§ **PROBLEM DESCRIPTION**: Everything from the first line down to the line containing "trachy_y = [5.04, 11.07]" is to be retyped exactly, both ends included, with pictures left out.

────────

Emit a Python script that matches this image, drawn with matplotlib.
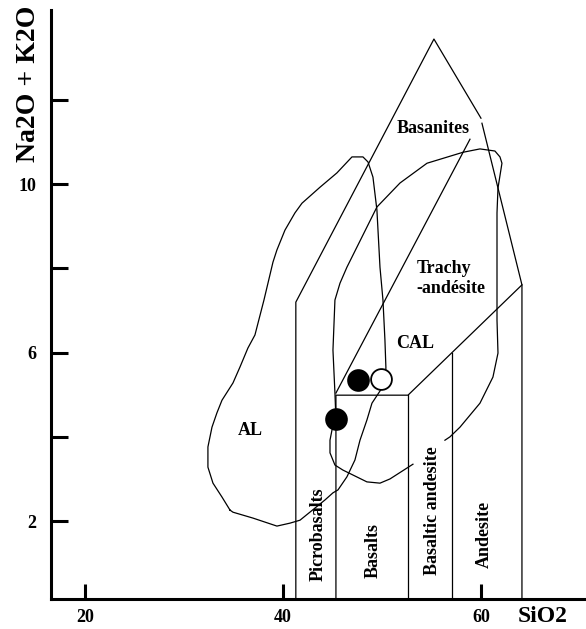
import matplotlib.pyplot as plt

# TAS field boundaries (SiO2 wt%, Na2O + K2O wt%)
picro_left_x = [41.3, 41.3, 55.25, 60.0]
picro_left_y = [0, 7.20, 13.45, 11.57]
right_edge_x = [60.1, 64.14, 64.14]
right_edge_y = [11.45, 7.61, 0]
basalt_top_x = [64.14, 52.63, 45.35, 45.35]
basalt_top_y = [7.61, 4.99, 4.99, 0]
basalt_right_x = [52.63, 52.63]
basalt_right_y = [4.99, 0]
andesite_left_x = [57.07, 57.07]
andesite_left_y = [5.99, 0]
trachy_x = [45.35, 58.89]
trachy_y = [5.04, 11.07]

# alkaline (AL) envelope
al_x = [34.65, 33.84, 32.93, 32.42, 32.42, 32.83, 33.33, 33.84, 34.95, 35.66,
        36.46, 37.17, 38.08, 38.99, 39.39, 40.20, 41.21, 41.92, 43.74, 45.45,
        46.97, 48.08, 48.59, 49.09, 49.49, 49.80, 50.10, 50.30, 50.40, 50.00,
        48.99, 48.48, 47.78, 47.27, 46.46, 45.56, 45.05, 44.24, 41.72, 40.71,
        39.39, 36.97, 34.95, 34.65]
al_y = [2.26, 2.57, 2.90, 3.28, 3.76, 4.23, 4.57, 4.87, 5.28, 5.66,
        6.11, 6.42, 7.25, 8.15, 8.44, 8.91, 9.32, 9.55, 9.93, 10.27,
        10.65, 10.65, 10.53, 10.17, 9.39, 8.03, 7.25, 6.30, 5.63, 5.16,
        4.80, 4.40, 3.92, 3.45, 3.05, 2.74, 2.67, 2.50, 2.02, 1.95,
        1.88, 2.07, 2.21, 2.26]

# calc-alkaline (CAL) envelope
cal_x = [53.13, 50.81, 49.80, 48.48, 46.06, 45.25, 44.75, 44.75, 44.95, 45.35,
         45.25, 45.05, 45.25, 45.76, 46.46, 49.49, 51.82, 54.55, 58.18, 59.90,
         61.41, 61.92, 62.12, 61.72, 61.62, 61.62, 61.72, 61.21, 59.90, 57.88,
         56.87, 56.36]
cal_y = [3.35, 3.00, 2.90, 2.93, 3.21, 3.33, 3.62, 3.92, 4.16, 4.42,
         5.04, 6.06, 7.25, 7.65, 8.03, 9.46, 10.03, 10.50, 10.76, 10.84,
         10.79, 10.65, 10.50, 9.91, 9.32, 6.77, 5.99, 5.42, 4.80, 4.23,
         4.00, 3.92]

# samples
filled_sio2 = [47.58, 45.35]
filled_alk = [5.35, 4.42]
open_sio2 = [49.90]
open_alk = [5.37]

x_ticks = [20, 40, 60]
y_ticks = [2, 4, 6, 8, 10, 12]
y_ticklabels = ['2', '', '6', '', '10', '']

plt.rcParams['font.family'] = ['Liberation Serif', 'DejaVu Serif']
plt.rcParams['font.weight'] = 'bold'

fig = plt.figure(figsize=(5.86, 6.29), dpi=100)
ax = fig.add_axes([0.0862, 0.0469, 0.9138, 0.9372])

lw = 0.9
for xs, ys in [(picro_left_x, picro_left_y), (right_edge_x, right_edge_y),
               (basalt_top_x, basalt_top_y), (basalt_right_x, basalt_right_y),
               (andesite_left_x, andesite_left_y), (trachy_x, trachy_y)]:
    ax.plot(xs, ys, color='black', lw=lw, zorder=2)
ax.plot(al_x, al_y, color='black', lw=lw, zorder=2)
ax.plot(cal_x, cal_y, color='black', lw=lw, zorder=2)

ax.plot(filled_sio2, filled_alk, 'o', ms=15, mfc='black', mec='black', mew=1.3, zorder=4)
ax.plot(open_sio2, open_alk, 'o', ms=15, mfc='white', mec='black', mew=1.3, zorder=4)

# field names
fs = 13
ax.text(55.20, 11.22, 'Basanites', ha='center', va='baseline', fontsize=fs)
ax.text(53.54, 7.89, 'Trachy', ha='left', va='baseline', fontsize=fs)
ax.text(53.43, 7.42, '-andésite', ha='left', va='baseline', fontsize=fs)
ax.text(53.38, 6.11, 'CAL', ha='center', va='baseline', fontsize=fs)
ax.text(36.67, 4.04, 'AL', ha='center', va='baseline', fontsize=fs)
for xv, yv, name in [(44.04, 1.68, 'Picrobasalts'), (49.60, 1.31, 'Basalts'),
                     (55.56, 2.24, 'Basaltic andesite'), (60.76, 1.67, 'Andesite')]:
    ax.text(xv, yv, name, rotation=90, rotation_mode='anchor',
            ha='center', va='baseline', fontsize=fs)

ax.set_xlim(16.52, 70.61)
ax.set_ylim(0.136, 14.14)
ax.set_xticks(x_ticks)
ax.set_yticks(y_ticks)
ax.set_yticklabels(y_ticklabels)
ax.tick_params(axis='x', direction='in', length=11, width=2.2, pad=7, labelsize=13)
ax.tick_params(axis='y', direction='in', length=12, width=2.2, pad=10, labelsize=13)

for side in ['top', 'right']:
    ax.spines[side].set_visible(False)
for side in ['left', 'bottom']:
    ax.spines[side].set_linewidth(2.2)

ax.set_xlabel('SiO2', fontsize=17, fontweight='bold', ha='center', va='baseline')
ax.xaxis.set_label_coords(0.9188, -0.0382)
ax.set_ylabel('Na2O + K2O', fontsize=20, fontweight='bold', ha='center', va='baseline')
ax.yaxis.set_label_coords(-0.029, 0.8745)

fig.savefig('out.png', dpi=100)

────────

§ **CORRECT RESPONSE**:
Emit a Python script that matches this image, drawn with matplotlib.
import matplotlib.pyplot as plt

# TAS field boundaries (SiO2 wt%, Na2O + K2O wt%)
picro_left_x = [41.3, 41.3, 55.25, 60.0]
picro_left_y = [0, 7.20, 13.45, 11.57]
right_edge_x = [60.1, 64.14, 64.14]
right_edge_y = [11.45, 7.61, 0]
basalt_top_x = [64.14, 52.63, 45.35, 45.35]
basalt_top_y = [7.61, 4.99, 4.99, 0]
basalt_right_x = [52.63, 52.63]
basalt_right_y = [4.99, 0]
andesite_left_x = [57.07, 57.07]
andesite_left_y = [5.99, 0]
trachy_x = [45.35, 58.89]
trachy_y = [5.04, 11.07]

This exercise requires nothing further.